Land Bill May Help GOP Reach Hispanic Voters
Washington Post Staff Writer
Wednesday, May 20, 1998; Page A23
It may have seemed odd for House Speaker Newt Gingrich (R-Ga.) to appear at a news conference on a Mexican holiday to denounce a "historic injustice" committed against Hispanic families in the American Southwest 150 years ago.
But after many GOP missteps, Gingrich's gesture earlier this month may have turned a small corner in Republican efforts to mend fences with the nation's 6.6 million Latino voters before the November elections.
Today, the House Resources Committee will consider the Guadalupe-Hidalgo Treaty Land Claims Act, creating a commission to assess northern New Mexico families' claims to lands they believe they lost unfairly in the aftermath of the Mexican War that ended in 1848.
The claims dispute has festered for 150 years among New Mexico's original European colonists, who call themselves Hispanos, but last year they found a champion in freshman Rep. Bill Redmond (R-N.M.), who wrote the land claims act and got Gingrich to endorse it.
It is impossible to say whether Gingrich's gesture will help GOP fortunes among Hispanic Americans nationally, but it has won support from National Council of La Raza President Raul Yzaguirre, a frequent Gingrich opponent who is also a descendant of land claimants in Texas.
The Republicans "looked at the political dynamics," Yzaguirre said in an interview. "To win elections you need big states like California, Texas and Florida, and you need some Hispanics to win those states."

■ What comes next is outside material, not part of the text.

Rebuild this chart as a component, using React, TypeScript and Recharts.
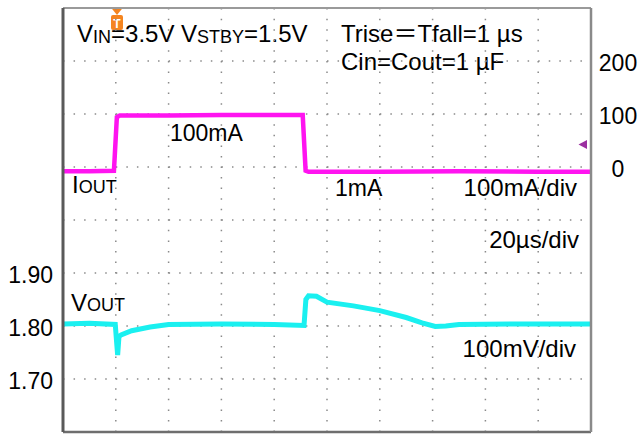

The bill will almost certainly boost the hopes of Redmond, who is running hard for reelection in a heavily Hispanic and Democratic district. In an election in which a swing of only 11 seats will give the Democrats control of the House, every marginal district is a battleground.
Environmental activist Sam Hitt opposes the bill but acknowledged that it could "tip the balance" for Redmond, and "as a political move by the Republican Party . . . it's a tremendously damaging blow to the Democrats."
If so, it is the first that the GOP has inflicted since Republicans won control of Congress in 1994 and began passing laws restricting immigration and immigrant benefits and voicing opposition to affirmative action and minimum-wage increases. In 1996, President Clinton outpolled Republican Robert J. Dole among Hispanics by more than 50 points.
That same year, then-Rep. Bill Richardson (D-N.M.) began discussing the land claims with the New Mexico Land Grant Forum, a group of colonists' descendants who trace their ownership of the disputed territories to land grants from the Spanish crown.
Richardson introduced a bill creating a commission to study the claims in early 1997, and then left Congress to become U.S. ambassador to the United Nations. Redmond, 44, an Independent Christian minister, won a three-way special election to succeed him, promising that land claims legislation would be the first bill he would introduce in Congress.
He said he used the Richardson bill "as an outline" and filled in the details during two meetings with the Forum.
The Forum's Georgia Roybal said "no one knows" exactly how many grants there are or how many claimants there will be. The Forum has compiled a list of 316 claims in New Mexico alone, some based on grants made early in the 17th century.
Roybal said the grants were given to groups of families. Each family had a private plot on which to build a house and raise crops, she added, and "there was also common land that everyone used for grazing and wood gathering."
The land passed from Spanish to Mexican sovereignty after the wars for independence, then changed hands again after the U.S.-Mexican war through the Treaty of Guadalupe-Hidalgo, in which Mexico sold about half its territory including present-day California, Nevada and Utah, most of Arizona and parts of New Mexico, Colorado and Wyoming to the United States for $15 million.
According to the Forum and virtually no one in New Mexico disputes the story the federal government and profiteers swindled the landowners out of thousands of acres, taking advantage of the Hispanos' inability to speak English and unfamiliarity with the English common law system practiced in the United States.
Some of the land is still held by the colonists' descendants, while other pieces are owned by unrelated private citizens. The bulk, however, is held by the government as federal property, including national forests.
For this reason, opposition to the bill comes primarily from environmentalists like Hitt, president of the Santa Fe-based Forest Guardians. Hitt said the bill is designed "to sell off public lands" anathema to many environmental groups. "The end result will be a degraded watershed."
Hitt said national groups have been "reluctant to speak out" because the dispute is "a very emotional issue."
Melanie Griffin, director of land protection programs for the Sierra Club, acknowledged "we have no official position," but that "we have a lot of questions."
Redmond accused environmentalists of "having the arrogant view that the environment can be preserved only if there's a central Marxist government."
In all, said Yzaguirre, the dispute has given Republicans something they have not had in four years an issue that resonates with Hispanic voters and conforms to conservative principles. "Yes, it's good for them," Yzaguirre said. "We're talking about the return of public lands to private hands, a smaller government presence, and no money out of the federal Treasury."